Graham Reid | | 1 min read
In some liner notes to the 1994 triple-CD box set compilation of tracks from the Virgin label, Martin Aston said of the American band Cracker “with their confidently ramshackle boho-pop they could be the Next Likely To from across the water”.
However despite the critical and commercial success of their Kerosene Hat album – on which this was a track – there were diminishing returns.
But this song certainly captured that ramshackle boho-pop.
I interviewed the two mainmen in New York in 1994 in a bar just off Times Square and they were genuinely nice guys with a bit of history: David Lowery had come from Camper Van Beethoven and Johnny Hickman from . . . .
More of that in a minute.
I can't remember quite why I was in New York and what major interviews I might have got, but I do remember the ones which I did and didn't get published.
I spoke with the wonderful Garland Jeffreys who was still struggling to regain attention after his excellent but overlooked 1977 album Ghost Writer (with the shoulda-been-a-hit Cool Down Boy). His current album was Guts For Love which disappeared without a trace.
By the time I got back to New Zealand his moment had passed so the interview didn't get written up.
More interesting was the interview with Pat DiNizio of the Smithereens. He was garrulous about the forthcoming album A Date With the Smithereens (I had an advance cassette) but digressed into a bit of a rant about grunge and especially Kurt Cobain.
We shook hands at the end and walked into the corridor of the record company where everyone was quiet and ashen.
They just heard that Cobain had blown is head apart.
We agreed the interview wouldn't run.
I also saw Crowded House in concert at a great old theatre off Broadway but don't recall every writing anything about it.
And Cracker?
Things went well until I asked them about their previous bands.
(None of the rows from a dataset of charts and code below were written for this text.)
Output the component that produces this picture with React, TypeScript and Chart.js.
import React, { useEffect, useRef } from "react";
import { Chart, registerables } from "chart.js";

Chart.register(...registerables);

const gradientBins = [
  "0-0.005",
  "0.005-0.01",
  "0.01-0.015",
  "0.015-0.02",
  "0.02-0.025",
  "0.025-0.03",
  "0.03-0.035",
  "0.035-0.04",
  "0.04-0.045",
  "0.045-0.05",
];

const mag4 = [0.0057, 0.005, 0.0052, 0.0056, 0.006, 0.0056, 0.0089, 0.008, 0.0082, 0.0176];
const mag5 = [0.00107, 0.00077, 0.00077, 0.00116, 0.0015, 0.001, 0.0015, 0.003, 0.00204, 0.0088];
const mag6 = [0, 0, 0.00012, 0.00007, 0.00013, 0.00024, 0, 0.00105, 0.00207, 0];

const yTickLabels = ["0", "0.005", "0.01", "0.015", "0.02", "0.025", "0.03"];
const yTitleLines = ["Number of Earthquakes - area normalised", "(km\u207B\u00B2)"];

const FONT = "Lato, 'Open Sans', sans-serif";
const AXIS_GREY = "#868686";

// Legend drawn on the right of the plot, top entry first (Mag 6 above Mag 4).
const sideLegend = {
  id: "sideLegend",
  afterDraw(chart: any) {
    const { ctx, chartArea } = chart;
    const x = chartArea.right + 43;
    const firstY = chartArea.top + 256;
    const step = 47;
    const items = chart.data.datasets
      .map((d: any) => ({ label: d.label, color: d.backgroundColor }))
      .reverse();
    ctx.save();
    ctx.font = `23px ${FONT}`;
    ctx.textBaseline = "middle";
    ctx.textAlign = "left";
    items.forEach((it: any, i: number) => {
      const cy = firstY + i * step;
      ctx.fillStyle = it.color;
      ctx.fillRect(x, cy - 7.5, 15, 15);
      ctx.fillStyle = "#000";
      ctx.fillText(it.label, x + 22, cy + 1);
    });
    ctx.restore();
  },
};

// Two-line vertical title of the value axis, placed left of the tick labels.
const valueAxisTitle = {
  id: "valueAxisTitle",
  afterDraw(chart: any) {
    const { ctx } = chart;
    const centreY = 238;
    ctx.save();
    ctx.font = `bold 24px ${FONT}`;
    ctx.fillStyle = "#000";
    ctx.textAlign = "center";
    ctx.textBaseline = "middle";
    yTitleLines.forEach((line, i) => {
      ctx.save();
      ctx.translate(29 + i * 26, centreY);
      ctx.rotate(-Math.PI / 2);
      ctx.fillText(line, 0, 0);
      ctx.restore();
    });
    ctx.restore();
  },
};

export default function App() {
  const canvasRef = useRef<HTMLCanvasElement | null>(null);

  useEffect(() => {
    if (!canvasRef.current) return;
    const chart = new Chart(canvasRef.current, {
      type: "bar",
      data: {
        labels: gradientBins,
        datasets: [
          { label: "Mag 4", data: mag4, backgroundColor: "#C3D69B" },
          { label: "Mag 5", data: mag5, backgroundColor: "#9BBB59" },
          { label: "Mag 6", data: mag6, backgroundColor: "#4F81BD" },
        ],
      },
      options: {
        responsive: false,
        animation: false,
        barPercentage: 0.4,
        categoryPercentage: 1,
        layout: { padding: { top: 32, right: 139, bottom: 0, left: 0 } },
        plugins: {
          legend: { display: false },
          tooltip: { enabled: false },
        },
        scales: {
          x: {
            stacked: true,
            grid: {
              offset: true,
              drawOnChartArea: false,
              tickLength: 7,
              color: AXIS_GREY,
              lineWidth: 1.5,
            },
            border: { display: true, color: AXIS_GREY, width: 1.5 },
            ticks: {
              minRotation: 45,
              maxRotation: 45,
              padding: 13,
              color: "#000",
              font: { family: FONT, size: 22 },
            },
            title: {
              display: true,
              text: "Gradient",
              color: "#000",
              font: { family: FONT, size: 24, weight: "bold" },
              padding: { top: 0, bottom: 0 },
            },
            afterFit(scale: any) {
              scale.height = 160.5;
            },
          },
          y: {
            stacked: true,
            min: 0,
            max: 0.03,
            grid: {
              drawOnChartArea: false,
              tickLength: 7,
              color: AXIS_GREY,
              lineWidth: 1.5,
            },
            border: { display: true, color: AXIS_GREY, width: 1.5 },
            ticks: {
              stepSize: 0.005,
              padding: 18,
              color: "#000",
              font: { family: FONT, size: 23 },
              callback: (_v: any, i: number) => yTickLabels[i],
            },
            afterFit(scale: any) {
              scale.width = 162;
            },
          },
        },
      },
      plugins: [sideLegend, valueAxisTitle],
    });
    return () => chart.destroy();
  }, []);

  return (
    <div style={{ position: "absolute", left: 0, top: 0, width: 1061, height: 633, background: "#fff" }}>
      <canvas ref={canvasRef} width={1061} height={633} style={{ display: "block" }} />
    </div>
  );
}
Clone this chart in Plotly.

Camper Van Beethoven I knew but Hickman's previous experience I was in the dark about.
He said he'd been in a band called The Unforgiven and looked sheepish. He figured I'd never heard of them and it clearly wasn't anything he was especially proud of.
But I did know them and genuinely liked their self-titled spaghetti western hard rock.
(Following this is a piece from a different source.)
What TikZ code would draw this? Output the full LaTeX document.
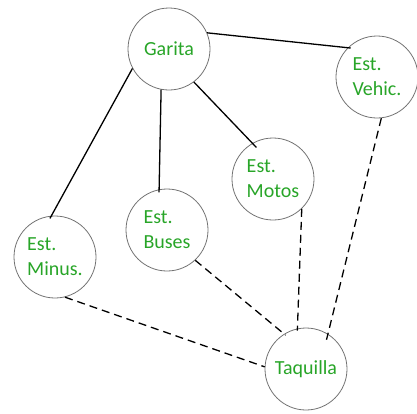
\documentclass[tikz,border=0pt]{standalone}
\usepackage{fontspec}
\setmainfont{Carlito}
\definecolor{txtgreen}{RGB}{40,165,40}
\definecolor{ringgray}{RGB}{115,115,115}
\begin{document}
\begin{tikzpicture}[x=1pt,y=-1pt,
  station/.style={circle,draw=ringgray,line width=0.8pt,minimum size=82pt,inner sep=0pt,
    text=txtgreen,font=\fontsize{20}{25}\selectfont,align=left},
  solidlink/.style={line width=1.3pt,black},
  dashlink/.style={line width=1.3pt,black,dash pattern=on 8pt off 5pt}]
\useasboundingbox (0,0) rectangle (417,413);
\node[station] (g)  at (169,49)  {Garita};
\node[station] (v)  at (377,77)  {Est.\\Vehic.};
\node[station] (mo) at (273,179) {Est.\\Motos};
\node[station] (b)  at (167,230) {Est.\\Buses};
\node[station] (mi) at (55,257)  {Est.\\Minus.};
\node[station] (t)  at (306,369) {Taquilla};
\draw[solidlink,shorten >=-3pt] (g.23) -- (v.135);
\draw[solidlink,shorten >=-3pt] (g.208) -- (mi.95);
\draw[solidlink,shorten >=-3pt] (g.259) -- (b.101);
\draw[solidlink,shorten >=-6pt] (g.307) -- (mo.120);
\draw[dashlink,shorten >=-6pt] (v.276) -- (t.58);
\draw[dashlink,shorten >=-2pt] (mo.314) -- (t.102);
\draw[dashlink,shorten >=-2pt] (b.313) -- (t.122);
\draw[dashlink] (mi.284) -- (t.177);
\end{tikzpicture}
\end{document}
He seemed embarrassed by my enthusiasm and when I asked hm what happened to the other guys in the band he dismissively sniffed, “Went back teaching I guess."
After that we laughed and chatted some more but again, by the time I got home there was no interest in Cracker and their album which was about eight months old.
But I always kinda liked them and this ragged and energetic song located somewhere between punk (get the Pistols reference), power pop and indie-rock.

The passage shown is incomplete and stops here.